[Figure scripts]
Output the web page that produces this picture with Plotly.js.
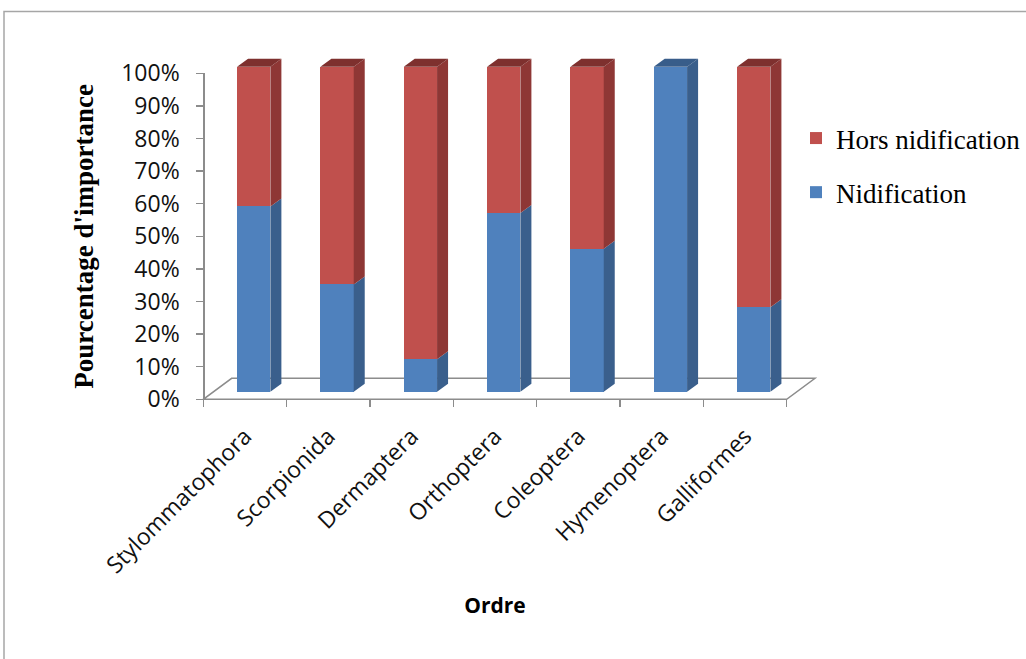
<!DOCTYPE html>
<html>
<head>
<meta charset="utf-8">
<script src="https://cdn.plot.ly/plotly-3.0.1.min.js"></script>
<style>
  html, body { margin: 0; padding: 0; background: #ffffff; }
  #chart { width: 1026px; height: 659px; }
</style>
</head>
<body>
<div id="chart"></div>
<script>
// Ordres et part (%) des individus trouvés en période de nidification / hors nidification
const categories = ['Stylommatophora', 'Scorpionida', 'Dermaptera', 'Orthoptera', 'Coleoptera', 'Hymenoptera', 'Galliformes'];
const nidification = [57, 33, 10, 55, 44, 100, 26];
const horsNidification = [43, 67, 90, 45, 56, 0, 74];
const percentTicks = [0, 10, 20, 30, 40, 50, 60, 70, 80, 90, 100];
const percentLabels = percentTicks.map(v => v + '%');

// colours of the front, side and top faces of the 3-D columns
const BLUE = '#4F81BD', BLUE_SIDE = '#3A5F8C', BLUE_TOP = '#385D8A';
const RED = '#C0504D', RED_SIDE = '#8E3735', RED_TOP = '#7E302E';
const AXIS_GREY = '#8C8C8C';

// column geometry, in category units (x) and percent units (y)
const BAR_OFFSET = -0.095;
const BAR_WIDTH = 0.40;
const DEPTH_X = 0.132;
const DEPTH_Y = 2.46;

const xPos = categories.map((_, i) => i);

// right-hand side face of every stacked segment
function sideFaces(bases, heights) {
  const xs = [], ys = [];
  heights.forEach((h, i) => {
    if (h <= 0) return;
    const b = bases[i];
    const xr = xPos[i] + BAR_OFFSET + BAR_WIDTH;
    xs.push(xr, xr + DEPTH_X, xr + DEPTH_X, xr, xr, null);
    ys.push(b, b + DEPTH_Y, b + h + DEPTH_Y, b + h, b, null);
  });
  return { xs, ys };
}

// top face of a column, coloured by the segment that ends at the top
function topFaces(useTopSeries) {
  const xs = [], ys = [];
  categories.forEach((_, i) => {
    const redOnTop = horsNidification[i] > 0;
    if (redOnTop !== useTopSeries) return;
    const t = nidification[i] + horsNidification[i];
    const xl = xPos[i] + BAR_OFFSET;
    const xr = xl + BAR_WIDTH;
    xs.push(xl, xl + DEPTH_X, xr + DEPTH_X, xr, xl, null);
    ys.push(t, t + DEPTH_Y, t + DEPTH_Y, t, t, null);
  });
  return { xs, ys };
}

const zeros = categories.map(() => 0);
const blueSide = sideFaces(zeros, nidification);
const redSide = sideFaces(nidification, horsNidification);
const redTop = topFaces(true);
const blueTop = topFaces(false);

function face(poly, color) {
  return {
    type: 'scatter', mode: 'lines', x: poly.xs, y: poly.ys,
    xaxis: 'x', yaxis: 'y2', fill: 'toself', fillcolor: color,
    line: { width: 0, color: color }, hoverinfo: 'skip', showlegend: false
  };
}

const traces = [
  // empty trace that holds the visible percent axis
  { type: 'scatter', mode: 'markers', x: [], y: [], xaxis: 'x', yaxis: 'y', showlegend: false, hoverinfo: 'skip' },
  {
    type: 'bar', name: 'Nidification', x: xPos, y: nidification,
    xaxis: 'x', yaxis: 'y2', offset: BAR_OFFSET, width: BAR_WIDTH,
    marker: { color: BLUE, line: { width: 0 } },
    legendgroup: 'nid', legendrank: 2
  },
  {
    type: 'bar', name: 'Hors nidification', x: xPos, y: horsNidification,
    xaxis: 'x', yaxis: 'y2', offset: BAR_OFFSET, width: BAR_WIDTH,
    marker: { color: RED, line: { width: 0 } },
    legendgroup: 'hors', legendrank: 1
  },
  face(blueSide, BLUE_SIDE),
  face(redSide, RED_SIDE),
  face(redTop, RED_TOP),
  face(blueTop, BLUE_TOP)
];

// floor of the 3-D plot area
const FLOOR_FRONT = -2.34, FLOOR_BACK = 4.12, FLOOR_DX = 0.34;
const firstEdge = -0.5, lastEdge = categories.length - 0.5;
const floorPath = 'M ' + firstEdge + ',' + FLOOR_FRONT +
  ' L ' + lastEdge + ',' + FLOOR_FRONT +
  ' L ' + (lastEdge + FLOOR_DX) + ',' + FLOOR_BACK +
  ' L ' + (firstEdge + FLOOR_DX) + ',' + FLOOR_BACK + ' Z';

const boundaryTicks = [];
for (let k = 0; k <= categories.length; k++) boundaryTicks.push(k - 0.5);

const sansFont = 'Open Sans, DejaVu Sans, sans-serif';
const serifFont = 'Liberation Serif, Times New Roman, serif';

const layout = {
  width: 1026, height: 659,
  margin: { l: 0, r: 0, t: 0, b: 0 },
  paper_bgcolor: '#ffffff', plot_bgcolor: 'rgba(0,0,0,0)',
  barmode: 'stack', bargap: 0,
  showlegend: true,
  legend: {
    x: 0.776, xanchor: 'left', y: 0.827, yanchor: 'top',
    traceorder: 'grouped', tracegroupgap: 16,
    font: { family: serifFont, size: 27, color: '#000000' },
    bgcolor: 'rgba(0,0,0,0)'
  },
  xaxis: {
    domain: [172 / 1026, 818 / 1026],
    range: [-0.8756, 6.876],
    anchor: 'y',
    tickmode: 'array', tickvals: xPos, ticktext: categories,
    ticks: '', tickangle: -45,
    ticklabelstandoff: 18, ticklabelshift: 0,
    tickfont: { family: sansFont, size: 23, color: '#111111' },
    minor: { tickmode: 'array', tickvals: boundaryTicks, ticks: 'outside', ticklen: 7, tickwidth: 1.5, tickcolor: AXIS_GREY, showgrid: false },
    showline: false, showgrid: false, zeroline: false,
    title: { text: 'Ordre', font: { family: sansFont, size: 21, color: '#000000', weight: 'bold' }, standoff: 19 },
    fixedrange: true
  },
  yaxis: {
    domain: [(659 - 399.3) / 659, (659 - 73.3) / 659],
    range: [0, 100], autorange: false,
    anchor: 'free', position: 203.3 / 1026,
    tickmode: 'array', tickvals: percentTicks, ticktext: percentLabels,
    ticks: 'outside', ticklen: 7, tickwidth: 1.5, tickcolor: AXIS_GREY,
    ticklabelstandoff: 12,
    tickfont: { family: sansFont, size: 23, color: '#111111' },
    showline: true, linecolor: AXIS_GREY, linewidth: 1.5,
    showgrid: false, zeroline: false,
    title: { text: "Pourcentage d'importance", font: { family: serifFont, size: 27, color: '#000000', weight: 'bold' }, standoff: 18 },
    fixedrange: true
  },
  yaxis2: {
    domain: [(659 - 405) / 659, (659 - 45) / 659],
    range: [-4.092, 106.677], autorange: false,
    anchor: 'x', visible: false, showgrid: false, zeroline: false,
    fixedrange: true
  },
  shapes: [
    {
      type: 'path', xref: 'x', yref: 'y2', layer: 'below', path: floorPath,
      line: { color: AXIS_GREY, width: 1.5 }, fillcolor: 'rgba(0,0,0,0)'
    },
    {
      type: 'path', xref: 'paper', yref: 'paper',
      path: 'M 0.0039,-0.02 L 0.0039,0.9825 L 1.02,0.9825',
      line: { color: '#A6A6A6', width: 1.5 }
    }
  ]
};

Plotly.newPlot('chart', traces, layout, { displayModeBar: false, staticPlot: true });
</script>
</body>
</html>
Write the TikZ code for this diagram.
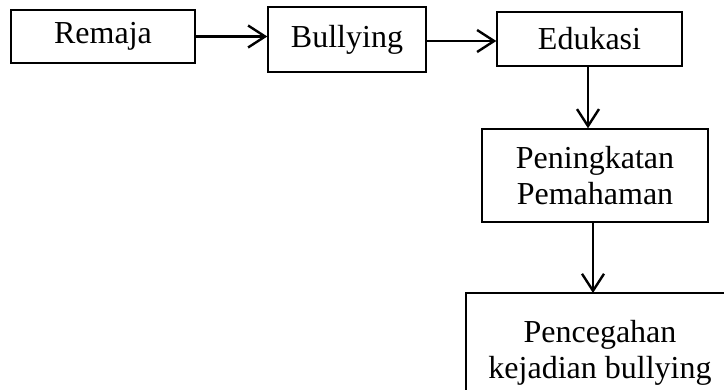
\documentclass[tikz,border=0pt]{standalone}
\usepackage{fontspec}
\setmainfont{Liberation Serif}
\usetikzlibrary{arrows.meta}
\begin{document}
\begin{tikzpicture}[x=1pt,y=-1pt,
  box/.style={draw=black, line width=1.4pt, rectangle, inner sep=0pt, align=center,
    font=\fontsize{32}{36}\selectfont},
  link/.style={line width=2.4pt, -{Straight Barb[length=17pt,width=22pt,line width=2.4pt]}}]
\useasboundingbox (0,0) rectangle (724,390);
\clip (0,0) rectangle (724,390);
\node[box, minimum width=184pt, minimum height=53pt] (rem) at (103,36.5) {Remaja};
\node[box, minimum width=158pt, minimum height=65pt] (bul) at (347,39.5) {Bullying};
\node[box, minimum width=185pt, minimum height=54pt] (edu) at (589.5,39) {Edukasi};
\node[box, minimum width=226pt, minimum height=93pt] (pen) at (595,175.5) {Peningkatan\\Pemahaman};
\node[box, minimum width=268pt, minimum height=113pt, text depth=0pt] (pc) at (600,349.5) {Pencegahan\\kejadian bullying};
\coordinate (pcin) at (593,293);
\draw[link] (rem.east) -- (rem.east -| bul.west);
\draw[link] (bul.east |- 0,41) -- (edu.west |- 0,41);
\draw[link] (edu.south -| 588,0) -- (pen.north -| 588,0);
\draw[link] (pen.south -| 593,0) -- (pcin);
\end{tikzpicture}
\end{document}
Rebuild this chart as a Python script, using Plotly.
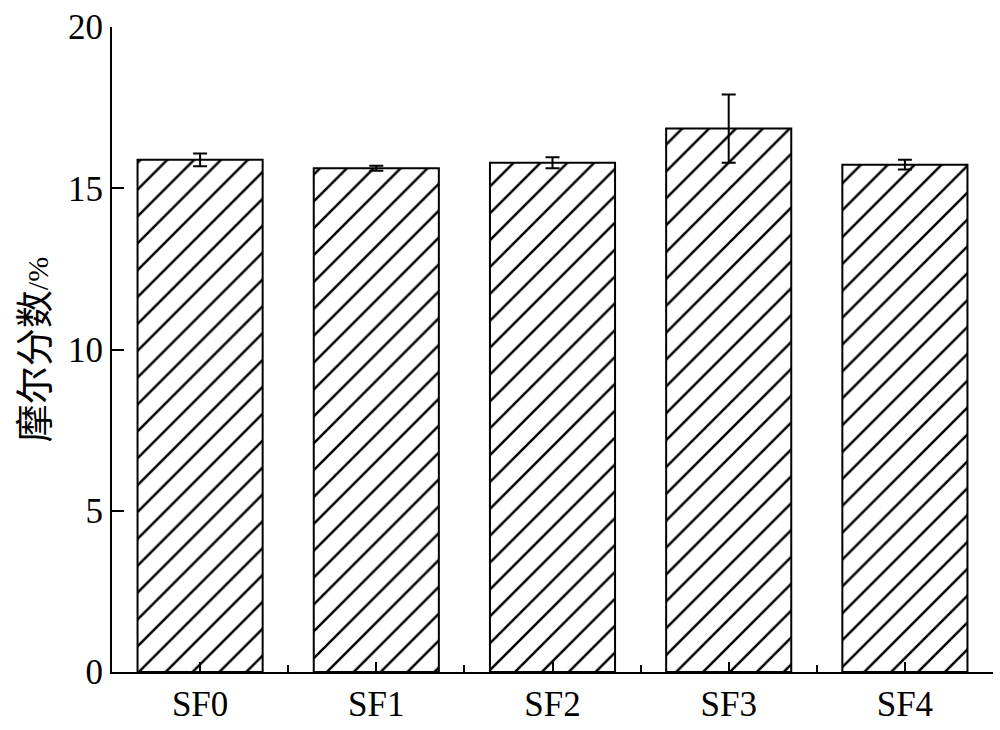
import plotly.graph_objects as go

categories = ["SF0", "SF1", "SF2", "SF3", "SF4"]
values = [15.88, 15.62, 15.79, 16.85, 15.73]
errors = [0.20, 0.08, 0.17, 1.06, 0.15]
y_ticks = [0, 5, 10, 15, 20]

xpos = list(range(len(categories)))

fig = go.Figure()
fig.add_trace(go.Bar(
    x=xpos, y=values, width=0.71,
    marker=dict(color="white", line=dict(color="black", width=2),
                pattern=dict(shape="/", fgcolor="black", fgopacity=1, bgcolor="white", size=19, solidity=0.13)),
    error_y=dict(type="data", array=errors, visible=True, color="black", thickness=2, width=7),
))

font = "Liberation Serif, Times New Roman, serif"
fig.update_layout(
    width=1000, height=730,
    margin=dict(l=112, r=7, t=27, b=58, autoexpand=False),
    plot_bgcolor="white", paper_bgcolor="white",
    showlegend=False,
    font=dict(family=font, size=35, color="black"),
    xaxis=dict(
        range=[-0.5, len(categories) - 0.5],
        tickvals=xpos, ticktext=categories,
        ticks="inside", ticklen=10, tickwidth=2, tickcolor="black",
        minor=dict(ticks="inside", tick0=0.5, dtick=1, ticklen=7, tickwidth=2, tickcolor="black"),
        showline=True, linecolor="black", linewidth=2,
        showgrid=False, zeroline=False, automargin=False,
        tickfont=dict(family=font, size=35),
    ),
    yaxis=dict(
        range=[0, 20],
        tickvals=y_ticks,
        ticks="inside", ticklen=12, tickwidth=2, tickcolor="black",
        showline=True, linecolor="black", linewidth=2,
        showgrid=False, zeroline=False, automargin=False,
        tickfont=dict(family=font, size=35),
        title=dict(text="<span style='font-family:Noto Sans CJK SC'>摩尔分数</span><span style='font-size:30px'>/%</span>",
                   font=dict(family=font, size=38), standoff=8),
    ),
)

fig.write_html(
    "out.html",
    config={"displayModeBar": False},
    post_script="document.body.style.margin='0px'; document.body.style.overflow='hidden';",
)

Task details :: Gather each line that holds "this".

Problem solution ::
Output the web page that produces this picture with Plotly.js.
Write the TikZ code for this diagram.
Rebuild this chart as a Python script, using Plotly.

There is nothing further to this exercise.